Records provided.
# # # # #
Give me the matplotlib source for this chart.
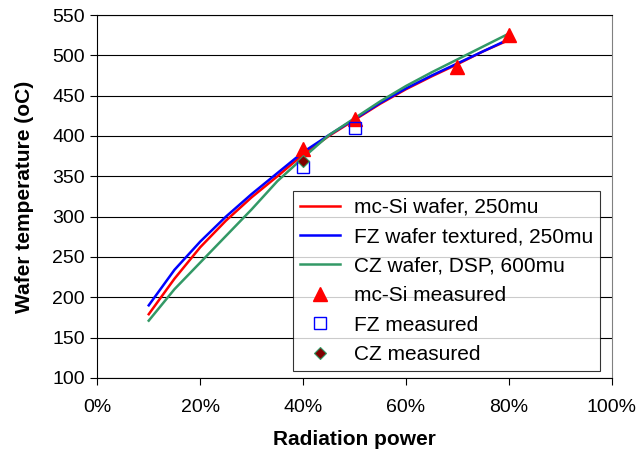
import numpy as np
import matplotlib
matplotlib.use('Agg')
import matplotlib.pyplot as plt
from matplotlib.ticker import PercentFormatter

plt.rcParams['font.family'] = ['Liberation Sans', 'DejaVu Sans']

# simulated curves (radiation power as fraction)
x_sim = [0.10, 0.15, 0.20, 0.25, 0.30, 0.35, 0.40, 0.45, 0.50, 0.55, 0.60, 0.65, 0.70, 0.75, 0.80]
mc_si = [179, 223, 262, 295, 324, 350, 377, 400, 420, 440, 458, 474, 489, 505, 519]
fz = [190, 234, 269, 300, 328, 354, 380, 401, 421, 441, 459, 475, 490, 505, 520]
cz = [171, 210, 243, 276, 309, 344, 373, 401, 422, 443, 462, 479, 495, 511, 527]

# measured points
x_mc_meas = [0.4, 0.5, 0.7, 0.8]
mc_meas = [384, 421, 486, 525]
x_fz_meas = [0.4, 0.5]
fz_meas = [361, 410]
x_cz_meas = [0.4]
cz_meas = [369]

fig = plt.figure(figsize=(6.4, 4.62), dpi=100)
ax = fig.add_axes([0.152, 0.182, 0.804, 0.7855])

ax.plot(x_sim, mc_si, color='#ff0000', lw=1.8, label='mc-Si wafer, 250mu', zorder=3)
ax.plot(x_sim, fz, color='#0000ff', lw=1.8, label='FZ wafer textured, 250mu', zorder=3)
ax.plot(x_sim, cz, color='#339966', lw=1.8, label='CZ wafer, DSP, 600mu', zorder=3)
ax.plot(x_mc_meas, mc_meas, ls='none', marker='^', ms=10, color='#ff0000',
        label='mc-Si measured', zorder=4)
ax.plot(x_fz_meas, fz_meas, ls='none', marker='s', ms=8, mfc='none', mec='#0000ff',
        mew=1.0, label='FZ measured', zorder=4)
ax.plot(x_cz_meas, cz_meas, ls='none', marker='D', ms=6, mfc='#800000', mec='#339966',
        mew=0.8, label='CZ measured', zorder=5)

ax.set_xlim(0, 1.0)
ax.set_ylim(100, 550)
ax.set_xticks(np.arange(0, 1.01, 0.2))
ax.set_yticks(np.arange(100, 551, 50))
ax.xaxis.set_major_formatter(PercentFormatter(1.0, decimals=0))
ax.yaxis.grid(True, color='black', lw=0.8)
ax.set_axisbelow(True)
ax.tick_params(labelsize=14, length=5, direction='out', pad=4)
ax.tick_params(axis='x', pad=10)
for s in ['left', 'bottom', 'top']:
    ax.spines[s].set_color('black')
ax.spines['right'].set_color('#808080')

ax.set_xlabel('Radiation power', fontsize=15, fontweight='bold', labelpad=10)
ax.set_ylabel('Wafer temperature (oC)', fontsize=15, fontweight='bold', labelpad=13)

leg = ax.legend(loc='upper left', bbox_to_anchor=(0.381, 0.515), borderaxespad=0,
                fontsize=15, frameon=True, fancybox=False, edgecolor='black',
                handlelength=1.9, labelspacing=0.5, borderpad=0.33, handletextpad=0.7)
leg.get_frame().set_linewidth(0.8)

fig.savefig('out.png', dpi=100)
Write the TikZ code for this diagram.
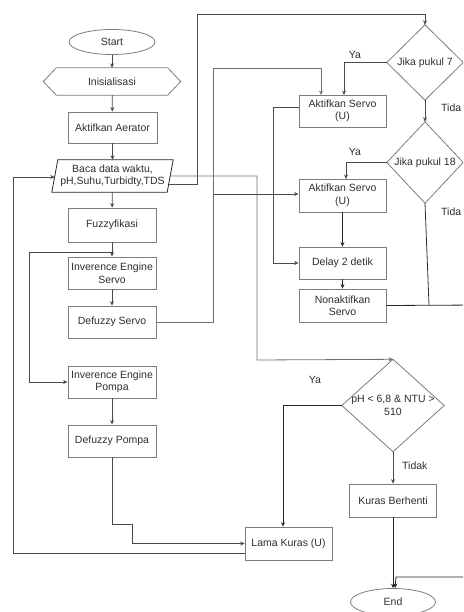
\documentclass[tikz,border=0pt]{standalone}
\usepackage{fontspec}
\setmainfont{Liberation Sans}
\usetikzlibrary{arrows.meta,calc,shapes.geometric}
\definecolor{bord}{HTML}{7C7C7C}
\definecolor{ln}{HTML}{4A4A4A}
\definecolor{txt}{HTML}{2E2E2E}
\begin{document}
\begin{tikzpicture}[x=1pt,y=-1pt,
  every node/.style={font=\fontsize{10.5}{12.5}\selectfont, text=txt, align=center, inner sep=0pt},
  box/.style={draw=bord, line width=0.8pt, minimum width=88pt, minimum height=32pt},
  oval/.style={ellipse, draw=bord, line width=0.8pt, minimum width=86pt, minimum height=25pt},
  outline/.style={draw=bord, line width=0.8pt},
  conn/.style={draw=ln, line width=0.8pt, -{Stealth[length=4.5pt,width=4pt]}},
  link/.style={draw=ln, line width=0.8pt}
]
\useasboundingbox (0,0) rectangle (463,612);
\clip (0,0) rectangle (463,612);

% ---- left column
\node[oval] (start) at (112,42) {Start};
\node[minimum width=137pt, minimum height=27pt] (init) at (112,81.5) {Inisialisasi};
\draw[outline] (init.west) -- ([xshift=13pt]init.north west) -- ([xshift=-13pt]init.north east) -- (init.east) -- ([xshift=-13pt]init.south east) -- ([xshift=13pt]init.south west) -- cycle;
\node[box, minimum width=89pt, minimum height=31pt] (aer) at (112.5,127.5) {Aktifkan Aerator};
\node[minimum width=115pt, minimum height=32pt] (baca) at (112.5,176) {Baca data waktu,\\pH,Suhu,Turbidty,TDS};
\draw[line width=0.8pt, draw=black!85] ([xshift=3pt]baca.north west) -- ([xshift=3pt]baca.north east) -- ([xshift=-3pt]baca.south east) -- ([xshift=-3pt]baca.south west) -- cycle;
\node[box, minimum height=34pt] (fuz) at (112,225) {Fuzzyfikasi};
\node[box] (ies) at (112,273) {Inverence Engine\\Servo};
\node[box] (dfs) at (112,322) {Defuzzy Servo};
\node[box] (iep) at (112,382) {Inverence Engine\\Pompa};
\node[box] (dfp) at (112,441) {Defuzzy Pompa};

% ---- servo column
\node[box, minimum width=87pt] (as1) at (342.5,111) {Aktifkan Servo\\(U)};
\node[box, minimum width=87pt, minimum height=33pt] (as2) at (342.5,195.5) {Aktifkan Servo\\(U)};
\node[box, minimum width=87pt] (del) at (342.5,263) {Delay 2 detik};
\node[box, minimum width=87pt, minimum height=33pt] (non) at (342.5,305.5) {Nonaktifkan\\Servo};

% ---- decisions
\node[minimum width=76pt, minimum height=75pt] (j7) at (425,62.5) {Jika pukul 7};
\draw[outline] (j7.north) -- (j7.east) -- (j7.south) -- (j7.west) -- cycle;
\node[minimum width=76pt, minimum height=81pt] (j18) at (425,162.5) {Jika pukul 18};
\draw[outline] (j18.north) -- (j18.east) -- (j18.south) -- (j18.west) -- cycle;
\node[minimum width=102pt, minimum height=92pt] (ph) at (393,405.5) {pH < 6,8 \& NTU >\\510};
\draw[outline] (ph.north) -- (ph.east) -- (ph.south) -- (ph.west) -- cycle;

% ---- bottom
\node[box, minimum width=87pt, minimum height=33pt] (kb) at (393,500.5) {Kuras Berhenti};
\node[box, minimum width=87pt, minimum height=33pt] (lk) at (288.5,543.5) {Lama Kuras (U)};
\node[oval, minimum width=85pt, minimum height=27pt] (end) at (393,602) {End};

% ---- labels
\node (ya1) at (355,55) {Ya};
\node (ya2) at (355,152) {Ya};
\node (ya3) at (315,380) {Ya};
\node[anchor=west] (t1) at (441,108) {Tida};
\node[anchor=west] (t2) at (441,212) {Tida};
\node[anchor=west] (t3) at (402,466) {Tidak};

% ---- coordinates
\coordinate (bacaR1) at (168.5,184);
\coordinate (bacaR2) at (171,176);
\coordinate (bacaL) at (54.8,177);
\coordinate (fb) at (112,252);
\coordinate (farR) at (480,305);

% ---- main flow
\draw[conn] (start) -- (init);
\draw[conn] (init) -- (aer);
\draw[conn] (aer) -- (baca);
\draw[conn] (baca) -- (fuz);
\draw[conn] (fuz) -- (ies);
\draw[conn] (ies) -- (dfs);
\draw[conn] (iep) -- (dfp);
\draw[conn] (fb) -- (29,252) |- (iep.west);

% baca -> jika pukul 7
\draw[conn] (bacaR1) -- (197,184) -- (197,14) -| (j7.north);
% baca -> pH decision
\draw[conn, draw=ln!80] (bacaR2) -- (257,176) -- (257,360) -- (ph.north);
% defuzzy servo -> servo boxes
\draw[conn, draw=ln!80] (dfs.east) -- (213,322) -- (213,68) -| (321,95);
\draw[conn] (213,194) -- (as2.west |- 0,194);
% aktifkan servo 1 -> delay
\draw[conn] ([yshift=4pt]as1.west) -- (273,107) |- (del.west);
% decisions
\draw[conn] (j7.west) -| (344,95);
\draw[conn] (j7.south) -- (j18.north);
\draw[conn] (j18.west) -| (346,179);
\draw[link, draw=black!80] (j18.south) -- (429,305);
\draw[conn, draw=black!85] (as2) -- (del);
\draw[conn, draw=black!85] (del) -- (non);
\draw[conn, draw=black!85] (non.east) -- (farR) |- (396,577) -- ([xshift=2pt]end.north);
\draw[conn, draw=black!85] (ph.west) -| (lk.north -| 283,0);
\draw[conn] (ph.south) -- (kb.north);
\draw[conn, draw=black!85] (kb.south) -- (end.north);
% defuzzy pompa -> lama kuras
\draw[conn] (dfp.south) -- (112,524) -- (132,524) |- (lk.west);
% loop back
\draw[conn] ([yshift=-10pt]lk.west) -- (13,553.5) -- (13,177) -- (bacaL);
\end{tikzpicture}
\end{document}
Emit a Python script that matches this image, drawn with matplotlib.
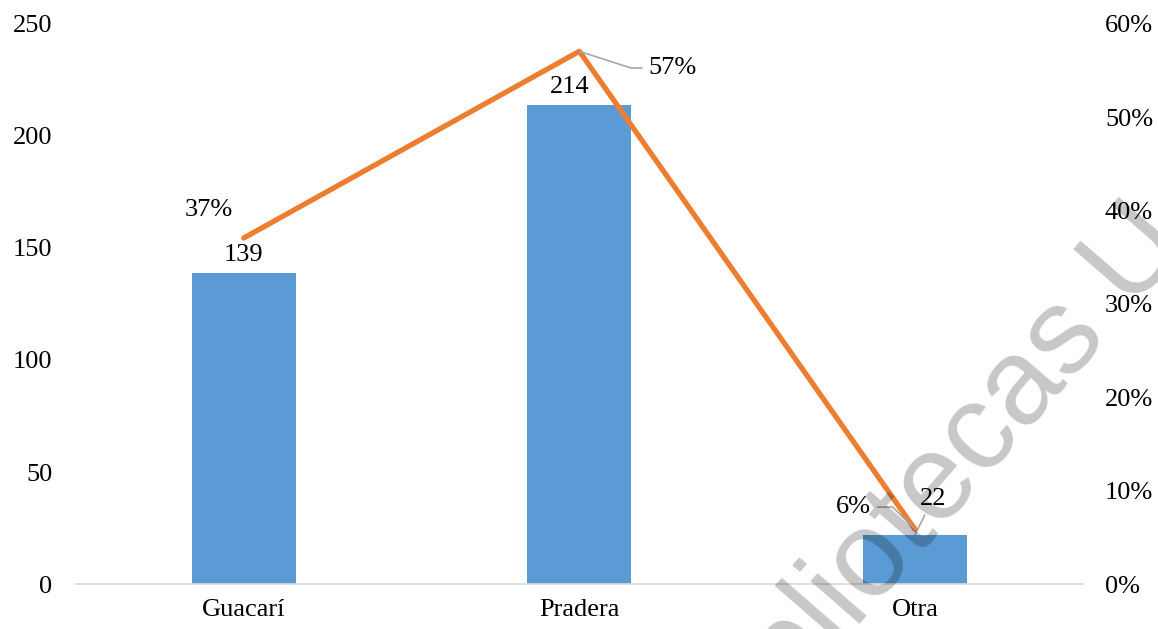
import matplotlib
matplotlib.use('Agg')
import matplotlib.pyplot as plt
from matplotlib.ticker import PercentFormatter

categories = ['Guacarí', 'Pradera', 'Otra']
counts = [139, 214, 22]
shares = [139 / 375, 214 / 375, 22 / 375]
share_labels = ['37%', '57%', '6%']
left_ticks = [0, 50, 100, 150, 200, 250]
right_ticks = [0, 0.1, 0.2, 0.3, 0.4, 0.5, 0.6]

plt.rcParams['font.family'] = ['Liberation Serif', 'DejaVu Serif']
fs = 19

fig = plt.figure(figsize=(11.58, 6.29), dpi=100)
ax = fig.add_axes([0.0656, 0.0715, 0.8694, 0.8905])
ax2 = ax.twinx()

x = list(range(len(categories)))
bars = ax.bar(x, counts, width=0.31, color='#5B9BD5', zorder=2)
ax.set_xlim(-0.5, 2.5)
ax.set_ylim(0, 250)
ax.set_yticks(left_ticks)
ax.set_xticks(x)
ax.set_xticklabels(categories)

ax2.plot(x, shares, color='#ED7D31', linewidth=3.8, solid_capstyle='round', zorder=3)
ax2.set_ylim(0, 0.6)
ax2.set_yticks(right_ticks)
ax2.yaxis.set_major_formatter(PercentFormatter(1.0, decimals=0))

for a in (ax, ax2):
    for s in a.spines.values():
        s.set_visible(False)
    a.tick_params(length=0, labelsize=fs, colors='black')
ax.spines['bottom'].set_visible(True)
ax.spines['bottom'].set_color('#d9d9d9')
ax.spines['bottom'].set_linewidth(1.2)
ax.tick_params(axis='x', pad=11)
ax.tick_params(axis='y', pad=17)
ax2.tick_params(axis='y', pad=16)

# count labels
count_offsets = [(0, 5), (-7, 5), (13, 18)]
for i, (xi, c) in enumerate(zip(x, counts)):
    dx, dy = count_offsets[i]
    if i == 2:
        ax.annotate(str(c), (xi, c), xytext=(dx, dy), textcoords='offset points',
                    ha='center', va='bottom', fontsize=fs,
                    arrowprops=dict(arrowstyle='-', color='#a6a6a6', lw=1.2,
                                    shrinkA=2, shrinkB=0))
    else:
        ax.annotate(str(c), (xi, c), xytext=(dx, dy), textcoords='offset points',
                    ha='center', va='bottom', fontsize=fs)

# percentage labels
ax2.annotate(share_labels[0], (x[0], shares[0]), xytext=(-25, 12), textcoords='offset points',
             ha='center', va='bottom', fontsize=fs)
ax2.annotate(share_labels[1], (x[1], shares[1]), xytext=(50, -12), textcoords='offset points',
             ha='left', va='center', fontsize=fs,
             arrowprops=dict(arrowstyle='-', color='#a6a6a6', lw=1.2, shrinkA=3, shrinkB=0,
                             connectionstyle='angle,angleA=0,angleB=-18,rad=0'))
ax2.annotate(share_labels[2], (x[2], shares[2]), xytext=(-32, 16), textcoords='offset points',
             ha='right', va='center', fontsize=fs,
             arrowprops=dict(arrowstyle='-', color='#a6a6a6', lw=1.2, shrinkA=3, shrinkB=0,
                             connectionstyle='angle,angleA=0,angleB=-45,rad=0'))

# watermark
fig.text(0.623, -0.245, 'Bibliotecas U', fontsize=88, family='Liberation Sans',
         color='black', alpha=0.22, rotation=49, rotation_mode='anchor',
         ha='left', va='baseline', zorder=10)

fig.savefig('out.png', dpi=100)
# # # # #
Work to do. Repeat the lines exactly as they stand, from the opening line of the data through the line with "495, 511, 527]". Pictures stay out of the copy.

Full output.
Give me the matplotlib source for this chart.
import numpy as np
import matplotlib
matplotlib.use('Agg')
import matplotlib.pyplot as plt
from matplotlib.ticker import PercentFormatter

plt.rcParams['font.family'] = ['Liberation Sans', 'DejaVu Sans']

# simulated curves (radiation power as fraction)
x_sim = [0.10, 0.15, 0.20, 0.25, 0.30, 0.35, 0.40, 0.45, 0.50, 0.55, 0.60, 0.65, 0.70, 0.75, 0.80]
mc_si = [179, 223, 262, 295, 324, 350, 377, 400, 420, 440, 458, 474, 489, 505, 519]
fz = [190, 234, 269, 300, 328, 354, 380, 401, 421, 441, 459, 475, 490, 505, 520]
cz = [171, 210, 243, 276, 309, 344, 373, 401, 422, 443, 462, 479, 495, 511, 527]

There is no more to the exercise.